Last Semester in Gregg Wilhelm’s Special Topics class, we were visited by the book artist, Jenny O’Grady (www.kineticprose.com). I had never heard of book art before. Jenny writes poetry and makes books that represent her words. Sometimes the words come first, sometimes the image/idea of the end product. By the end of Jenny’s presentation, my head was spinning with ideas for my own works. Jenny was extremely passionate about her art. She is the first person I’ve met in my postgraduate career that hasn’t had a great desire to be published. I’m not saying that writers who ultimately want to be published have no passion, but it was refreshing to meet someone who didn’t have that as a goal. It takes the pressure off my own writing, I can go back to my high school days when I was writing crap for myself and the only people I worried about “critiquing” it were my friends around the lunch table.

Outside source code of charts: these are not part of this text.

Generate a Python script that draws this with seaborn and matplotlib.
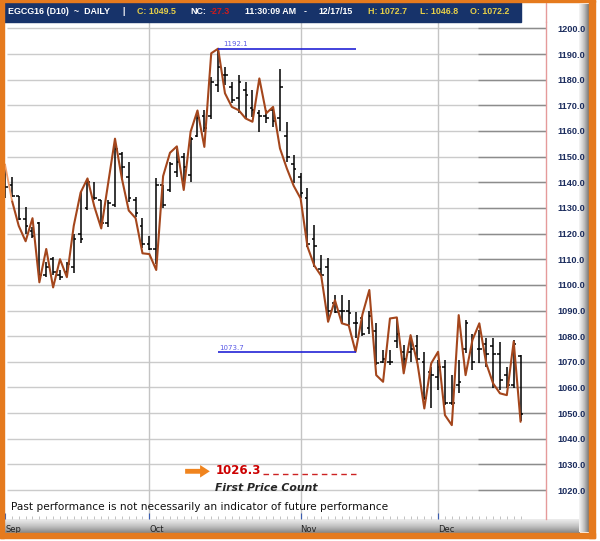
import numpy as np
import pandas as pd
import matplotlib
matplotlib.use("Agg")
import matplotlib.pyplot as plt
import matplotlib.patches as mpatches
import seaborn as sns

# Trading days Sep 1 - Dec 17 2015 (Labor Day and Thanksgiving closed)
days = pd.bdate_range("2015-09-01", "2015-12-17")
days = days[~days.isin(pd.to_datetime(["2015-09-07", "2015-11-26"]))]

opens = [1140, 1139, 1134.5, 1125.5, 1121, 1124, 1104, 1110, 1104, 1105,
         1107, 1120, 1130, 1134, 1133, 1124, 1131, 1151, 1142, 1133,
         1123, 1116, 1114, 1139, 1137, 1144, 1150, 1143, 1158, 1166,
         1166, 1178, 1182, 1177, 1173, 1176, 1169, 1167, 1166, 1168,
         1165, 1158, 1147, 1142, 1134, 1118, 1106, 1107, 1093, 1090,
         1090, 1085, 1087, 1083, 1082, 1070, 1070, 1078, 1074, 1074,
         1076, 1070, 1066, 1064, 1068, 1054, 1061, 1075, 1075, 1075,
         1077, 1076, 1073, 1065, 1061, 1072.2]
highs = [1147, 1142, 1134.6, 1130.4, 1122.6, 1124.6, 1109, 1111, 1105.8, 1109,
         1120, 1136.3, 1141, 1140, 1133, 1133, 1156, 1152, 1148, 1134.4,
         1126, 1119, 1141.5, 1139, 1148, 1153, 1151.4, 1157.8, 1166.2, 1168,
         1181, 1192.1, 1185, 1179.2, 1181.8, 1179.2, 1176, 1168, 1168, 1169,
         1184, 1163.5, 1150.6, 1143.5, 1137.6, 1123.3, 1111.6, 1110.5, 1096, 1096,
         1094, 1089.5, 1088, 1090, 1085, 1074.6, 1074.6, 1087, 1076.5, 1080,
         1080.4, 1073.9, 1068, 1070.7, 1070.7, 1064.8, 1070.7, 1086.3, 1081, 1082.4,
         1079.1, 1079.1, 1077.8, 1068, 1078.5, 1072.7]
lows = [1134, 1134.3, 1125.3, 1120, 1118.1, 1103.5, 1103, 1104, 1102, 1103.8,
        1104.6, 1116.2, 1129, 1133, 1122.6, 1122.6, 1130.4, 1141, 1132.4, 1126.6,
        1114.5, 1113.5, 1108, 1130, 1136.3, 1142, 1140.2, 1140.2, 1157.8, 1159.7,
        1164.5, 1175.3, 1178, 1171, 1167.2, 1165, 1165.5, 1159.7, 1163, 1161.6,
        1160, 1148, 1139.6, 1133.7, 1114.9, 1107, 1103.8, 1086, 1089, 1085,
        1084.3, 1079.1, 1080, 1081, 1068.7, 1069.4, 1068.7, 1075.2, 1066, 1070,
        1069.4, 1055, 1051.8, 1059, 1053, 1053, 1057.7, 1073.3, 1066.8, 1069.4,
        1068, 1059.6, 1059, 1059.6, 1059.8, 1046.8]
closes = [1138, 1134.5, 1125.5, 1123, 1119, 1104, 1107, 1105, 1103, 1108,
          1118, 1118, 1140, 1134, 1124, 1132, 1153, 1146, 1134, 1128,
          1116, 1114, 1139, 1131, 1147, 1148, 1146, 1157, 1165, 1161,
          1179, 1185, 1182, 1172, 1179, 1174, 1168, 1166, 1165, 1164,
          1177, 1150, 1145, 1136, 1116, 1115, 1104, 1090, 1089.5, 1090,
          1089, 1085, 1081, 1088, 1069.5, 1071, 1070, 1081, 1071, 1075,
          1071, 1056, 1065, 1068, 1054, 1054, 1062, 1085, 1070, 1075,
          1073, 1073, 1063, 1061, 1077, 1049.5]
swing = [1147, 1133, 1123, 1117, 1126, 1101, 1114, 1099, 1110, 1103,
         1123, 1136, 1141.5, 1130.5, 1122, 1139.5, 1157, 1141.5, 1129, 1126,
         1112.3, 1112, 1105.8, 1142.4, 1151.5, 1154, 1137, 1159.7, 1168, 1153.8,
         1190.3, 1192.1, 1174.7, 1169.4, 1168.1, 1164.9, 1163.6, 1180.5, 1166.9, 1169.4,
         1153.2, 1145.4, 1138.6, 1133.7, 1114.9, 1107.5, 1103.5, 1085.6, 1094, 1085,
         1084.2, 1073.9, 1088.5, 1098, 1064.8, 1062.2, 1086.9, 1087.3, 1065.5, 1080.4,
         1069.4, 1051.8, 1069.4, 1073.9, 1049.2, 1045.3, 1088.2, 1064.8, 1078.5, 1085,
         1069.4, 1061.6, 1057.7, 1057, 1077.9, 1046.6]

high_level = 1192.1
low_level = 1073.7
count_level = 1026.3
month_labels = ["Sep", "Oct", "Nov", "Dec"]
y_ticks = list(range(1020, 1201, 10))

df = pd.DataFrame({"date": days, "open": opens, "high": highs, "low": lows,
                   "close": closes, "swing": swing})
df["i"] = np.arange(len(df))
month_pos = [int(df.index[df["date"].dt.month == m][0]) for m in (9, 10, 11, 12)]

sns.set_style("white")
plt.rcParams["font.family"] = ["DejaVu Sans"]

W, H = 600, 541
fig = plt.figure(figsize=(W / 100, H / 100), dpi=100)
fig.patch.set_facecolor("white")


def fx(x):
    return x / W


def fy(y):
    return 1 - y / H


def px_rect(x0, y0, x1, y1, z=1, **kw):
    fig.patches.append(mpatches.Rectangle((fx(x0), fy(y1)), (x1 - x0) / W, (y1 - y0) / H,
                                          transform=fig.transFigure, zorder=z, **kw))


ax = fig.add_axes([fx(5), fy(519), fx(546) - fx(5), fy(22) - fy(519)])
xmin, xmax = 0.29, 78.7
ax.set_xlim(xmin, xmax)
ax.set_ylim(1008.7, 1202.5)

# grid
for v in y_ticks:
    ax.hlines(v, xmin, xmax, color="#cbcbcb", lw=1, zorder=0)
    ax.hlines(v, 68.8, xmax, color="#8c8c8c", lw=1, zorder=0)
for p in month_pos[1:]:
    ax.axvline(p, color="#c4c4c4", lw=1, zorder=0)

# OHLC bars
ax.vlines(df["i"], df["low"], df["high"], color="black", lw=1.1, zorder=3)
ax.hlines(df["open"], df["i"] - 0.4, df["i"], color="black", lw=1.1, zorder=3)
ax.hlines(df["close"], df["i"], df["i"] + 0.4, color="black", lw=1.1, zorder=3)

# swing line (first segment is faded in the original)
sns.lineplot(data=df.iloc[1:], x="i", y="swing", color="#a4461c", lw=1.5, ax=ax, zorder=4)
sns.lineplot(data=df.iloc[:2], x="i", y="swing", color="#f0a070", lw=1.3, ax=ax, zorder=4)

# levels
ax.hlines([high_level, low_level], 31, 51, color="#2323d6", lw=1.2, zorder=5)
ax.text(31.7, high_level + 0.6, f"{high_level}", color="#5a5ae6", fontsize=5, va="bottom")
ax.text(31.2, low_level + 0.6, f"{low_level}", color="#5a5ae6", fontsize=5, va="bottom")

# first price count
ax.annotate("", xy=(30.2, 1027.3), xytext=(25.8, 1027.3),
            arrowprops=dict(arrowstyle="simple,head_width=0.9,head_length=0.7,tail_width=0.35",
                            color="#f0841e", lw=0))
ax.text(30.6, 1027.6, f"{count_level}", color="#cc0000", fontsize=8.5,
        fontweight="bold", va="center")
ax.hlines(count_level, 37.6, 51, color="#cc2222", lw=1, linestyles=(0, (4, 3)))
ax.text(30.6, 1020.6, "First Price Count", fontsize=7.8, fontweight="bold",
        fontstyle="italic", va="center")
ax.text(0.9, 1013.2, "Past performance is not necessarily an indicator of future performance",
        fontsize=7.6, va="center", color="#111111")

# axes styling
ax.set_xlabel("")
ax.set_ylabel("")
for s in ["left", "top", "bottom"]:
    ax.spines[s].set_visible(False)
ax.spines["right"].set_color("#e59a9a")
ax.spines["right"].set_linewidth(1)
ax.yaxis.tick_right()
ax.set_yticks(y_ticks)
ax.set_yticklabels([f"{v:.1f}" for v in y_ticks], fontsize=6.6, fontweight="bold",
                   color="#1c2d5e", family="Liberation Sans")
ax.tick_params(axis="y", length=0, pad=8)
ax.set_xticks(month_pos)
ax.set_xticklabels(month_labels, fontsize=6, color="#222222", ha="left")
ax.set_xticks(df["i"], minor=True)
ax.tick_params(axis="x", which="major", direction="in", length=4, color="#3a5cb0",
               pad=4, bottom=True)
ax.tick_params(axis="x", which="minor", direction="in", length=2, color="#b8b8b8",
               bottom=True)

# bottom gray band behind the month labels
band = fig.add_axes([fx(5), fy(533), fx(580) - fx(5), fy(519) - fy(533)], zorder=-1)
band.imshow(np.linspace(0.15, 0.55, 20).reshape(-1, 1), aspect="auto", cmap="Greys",
            vmin=0, vmax=1, extent=[0, 1, 0, 1])
band.axis("off")

# right shadow
shadow = fig.add_axes([fx(579), fy(532), fx(589) - fx(579), fy(4) - fy(532)], zorder=-1)
shadow.imshow(np.linspace(0.1, 0.6, 20).reshape(1, -1), aspect="auto", cmap="Greys",
              vmin=0, vmax=1, extent=[0, 1, 0, 1])
shadow.axis("off")

# header bar
px_rect(0, 0, 521, 22, z=2, color="#17336a")
hdr = [("EGCG16 (D10)  ~  DAILY", 8, "white"), ("|", 122, "white"),
       ("C: 1049.5", 137, "#e6cf48"), ("NC:", 190, "white"), ("-27.3", 210, "#d01c1c"),
       ("11:30:09 AM", 245, "white"), ("-", 304, "white"), ("12/17/15", 318, "white"),
       ("H: 1072.7", 368, "#e6cf48"), ("L: 1046.8", 420, "#e6cf48"),
       ("O: 1072.2", 470, "#e6cf48")]
for txt, x, c in hdr:
    fig.text(fx(x), fy(12), txt, color=c, fontsize=6.4, fontweight="bold",
             family="Liberation Sans", va="center", zorder=3)

# red right edge line above axes
fig.lines.append(plt.Line2D([fx(546), fx(546)], [fy(22), fy(3)], transform=fig.transFigure,
                            color="#e59a9a", lw=1))

# orange frame
orange = "#e57a1e"
px_rect(0, 0, 4, 538, z=5, color=orange)
px_rect(0, 533, 595, 538, z=5, color=orange)
px_rect(589, 0, 595, 538, z=5, color=orange)
px_rect(0, 0, 595, 2, z=5, color=orange)

fig.savefig("out.png", dpi=100, facecolor="white")
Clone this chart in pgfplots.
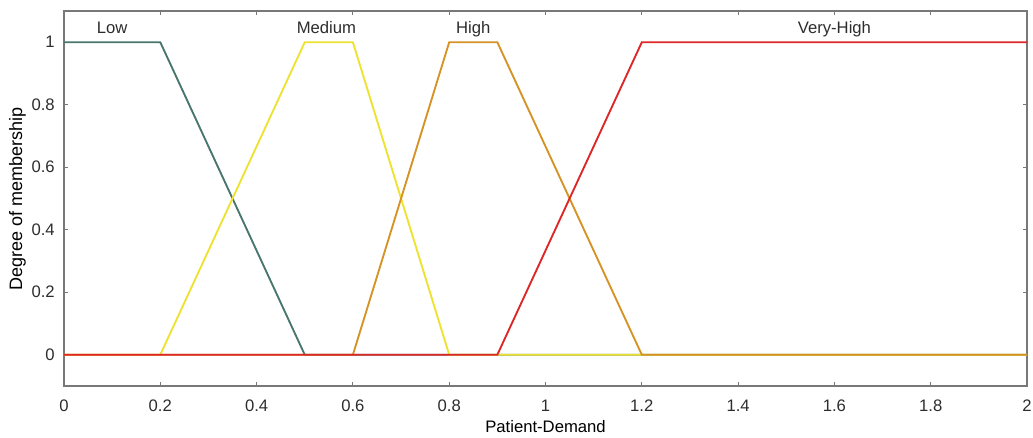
\documentclass[border=0pt]{standalone}
\usepackage{pgfplots}
\pgfplotsset{compat=1.18}
\usepackage{fontspec}
\setmainfont{Liberation Sans}

% membership-function colours
\definecolor{mfLow}{RGB}{72,118,108}
\definecolor{mfMed}{RGB}{238,226,48}
\definecolor{mfHigh}{RGB}{214,146,36}
\definecolor{mfVHigh}{RGB}{222,38,38}
\definecolor{axgray}{RGB}{120,120,120}
\definecolor{txt}{RGB}{45,45,45}

\newcommand{\lblfont}{\fontsize{12.5}{14}\selectfont}

\begin{document}
\begin{tikzpicture}[x=1pt,y=1pt]
\lblfont
\begin{axis}[
  scale only axis,
  width=722.25pt, height=281.25pt,
  xmin=0, xmax=2, ymin=-0.1, ymax=1.1,
  xtick={0,0.2,0.4,0.6,0.8,1,1.2,1.4,1.6,1.8,2},
  xticklabels={0,0.2,0.4,0.6,0.8,1,1.2,1.4,1.6,1.8,2},
  ytick={0,0.2,0.4,0.6,0.8,1},
  yticklabels={0,0.2,0.4,0.6,0.8,1},
  tick align=inside,
  major tick length=3pt,
  axis line style={draw=axgray, line width=0.8pt},
  tick style={draw=axgray, line width=0.7pt},
  /pgf/number format/assume math mode=true,
  ticklabel style={font=\lblfont, text=txt, inner sep=0pt},
  xticklabel style={anchor=center, yshift=-14.6pt},
  yticklabel style={anchor=east, xshift=-6.75pt},
  label style={font=\lblfont, text=txt},
  xlabel={Patient-Demand},
  ylabel={Degree of membership},
  every axis x label/.style={at={([yshift=-30.75pt]axis description cs:0.5,0)}, anchor=center},
  every axis y label/.style={at={([xshift=-34.9pt]axis description cs:0,0.5)}, rotate=90, anchor=center, font=\fontsize{13.5}{15}\selectfont},
  clip=false,
]
\addplot[mfLow, line width=1.4pt] coordinates {(0,1) (0.2,1) (0.5,0) (2,0)};
\addplot[mfMed, line width=1.4pt] coordinates {(0,0) (0.2,0) (0.5,1) (0.6,1) (0.8,0) (2,0)};
\addplot[mfHigh, line width=1.4pt] coordinates {(0,0) (0.6,0) (0.8,1) (0.9,1) (1.2,0) (2,0)};
\addplot[mfVHigh, line width=1.4pt] coordinates {(0,0) (0.9,0) (1.2,1) (2,1)};

\begin{scope}[every node/.style={text=txt, anchor=base, inner sep=0pt, font=\lblfont}]
\node at (axis cs:0.1,1.029) {Low};
\node at (axis cs:0.545,1.029) {Medium};
\node at (axis cs:0.85,1.029) {High};
\node at (axis cs:1.6,1.029) {Very-High};
\end{scope}
\end{axis}
\pgfresetboundingbox
\path (current axis.south west) ++(-48pt,-39pt) coordinate (bl);
\path (current axis.north east) ++(4.5pt,8.25pt) coordinate (tr);
\path (bl) rectangle (tr);
\end{tikzpicture}
\end{document}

Book arts are really cool for control freaks like me who want to make every decision about the entire writing/publishing process. And going this nontraditional route can lead to really creative books. Jenny O’Grady showed us a book she had made that was in the shape of a tiny typewriter. She crafted the little typewriter with a small white piece of paper coming out the top. Her poem, “Deadline” was typed on the paper coming from the typewriter. The really cool thing was she rigged it so you could pull out the paper and then roll it back in. It’s a neat little book.
My favorite of the books she showed us was a doll. She actually made a doll. The poem in this book was inspired by a book she had read called “The Tin Drum.” One of the characters in that book hid under another’s skirts. Jenny’s book is the second character in that scenario. The words of the poem are embroidered on the doll’s layers of skirts. You’d just lift each layer to continue reading.
This was the point in Jenny’s presentation where I was like “I can do that. And I would enjoy it.” This doll, more than any of Jenny’s other books, really made me want to create something myself. I like to work with my hands. I do needlepoint and knit. I’ve always loved putting things together, building models. Although, the whole endeavor is a little overwhelming. As a child of the digital age, I’m impatient. I want things done now. Jenny’s projects take time to conceptualize and then to actually create. It’s much more intense than me sitting in bed typing on my laptop.
But Jenny showed me that all that effort could be fun and actually pay off in the end. I think I loved the doll so much because it is more than a book. Maybe, it’s because I’m a girl and I was raised to like dolls. But there is something special about a doll that is homemade. The words are raised on the dress, embroidered into the fabric. I’m a very tactile person. When I walk through a clothing store, I touch the shirts and dresses as I pass without really thinking about it. I just like how things feel. When I cross-stitch I run my fingers over the stitches. “The Tin Drum” doll’s embroidery gives another element to Jenny’s poem. It makes it feel more permanent than traditional ink and paper books. There is something more permanent about thread stitched into cloth than ink on paper. Maybe it’s because it’s unique. Not everyone can stitch. Everyone who’s made it through the 2nd grade can write.
The thing about book arts is I believe they are more for the creator than the reader. The writings I am most passionate about, I wrote for me. I didn’t write them to be published in magazines or in a collection of short stories (not that I’m opposed to being published), but I write mainly for me, not for any potential readers.
Jenny was my first look at book arts and she had me convinced that it’s a worthwhile endeavor if for no one else but the writer.